Evrensel Düzen ve Birlik
Her iki felsefi sistemde de evrensel düzenin birliğe dayandığı düşüncesi merkezi bir yer tutar. Hurufilikte nokta, evrendeki tüm varlıkların birleştiği bir başlangıç ilkesidir ve bu birlik, harflerin ve sayıların düzeninde kendini gösterir. Evren, noktadan türeyen bir sistem olarak görülür ve bu sistem, hem fiziksel hem de manevi boyutları kapsar. Platon’da ise Bir, evrendeki çokluğun ardındaki birleştirici ilkedir. İdealar dünyası, duyular dünyasının kaotik çokluğunu anlamlı kılan bir düzen sunar ve Bir, bu düzenin temel taşıdır. Ancak, Hurufilikteki nokta daha çok yaratılış sürecine odaklanırken, Platoncu Bir, varlığın zamansız ve değişmez doğasına vurgu yapar. Bu, iki sistemin evrensel düzeni açıklama biçimlerinde belirgin bir fark yaratır.
İnsan ve Varoluş
İnsan varoluşu açısından, nokta ve Bir kavramları farklı anlamlar taşır.

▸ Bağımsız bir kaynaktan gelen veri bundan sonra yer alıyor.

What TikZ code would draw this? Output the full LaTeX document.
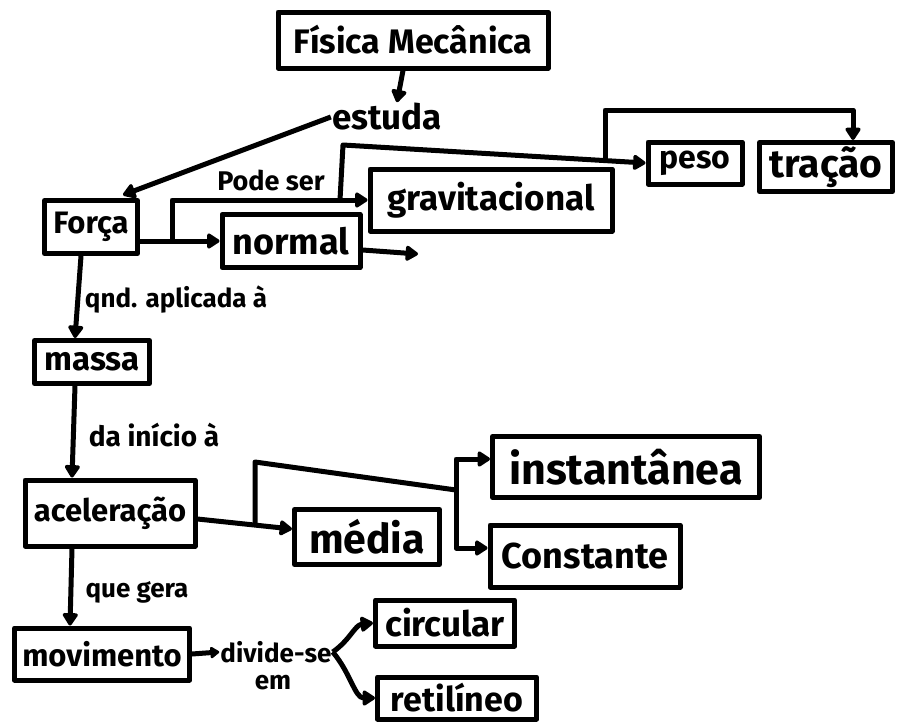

Hurufilikte nokta, insanın evrendeki yerini anlaması için bir anahtar olarak görülür. İnsan, noktadan türeyen evrensel düzenin bir parçasıdır ve bu düzeni kavrayarak kendi varoluşsal anlamını bulabilir. Nokta, insanın hem fiziksel hem de manevi doğasını birleştiren bir sembol olarak işlev görür. Platon’da ise Bir, insanın nihai amacına, yani İyi’ye ve hakikate ulaşma çabasına işaret eder. İnsan, akıl yoluyla Bir’i kavrayarak, duyular dünyasının sınırlamalarından kurtulabilir ve gerçek bilgiye ulaşabilir. Bu bağlamda, Hurufilik daha çok sembolik ve ezoterik bir insan anlayışına sahipken, Platon’un yaklaşımı daha rasyonel ve idealisttir.
Kültürel ve Dini Bağlam
Hurufilikteki nokta, İslam düşüncesinin mistik ve ezoterik gelenekleri içinde şekillenmiştir. Nokta, Kur’an’daki harflerin ve kelimelerin derin anlamlarına işaret eder ve bu, Hurufiliğin İslam’ın batıni yorumlarına olan bağlılığını gösterir. Platoncu Bir ise, Antik Yunan felsefesinin bir ürünüdür ve daha çok rasyonel ve metafizik bir çerçeveye dayanır. Hurufilik, dini bir bağlamda noktanın anlamını vurgularken, Platon’un Bir’i seküler bir felsefi sistemin parçasıdır. Bu, iki kavramın kültürel ve tarihsel bağlamlarının farklılığını ortaya koyar. Hurufilikteki nokta, dini sembolizmle iç içe geçmişken, Platoncu Bir, evrensel bir metafizik ilke olarak daha geniş bir anlama sahiptir.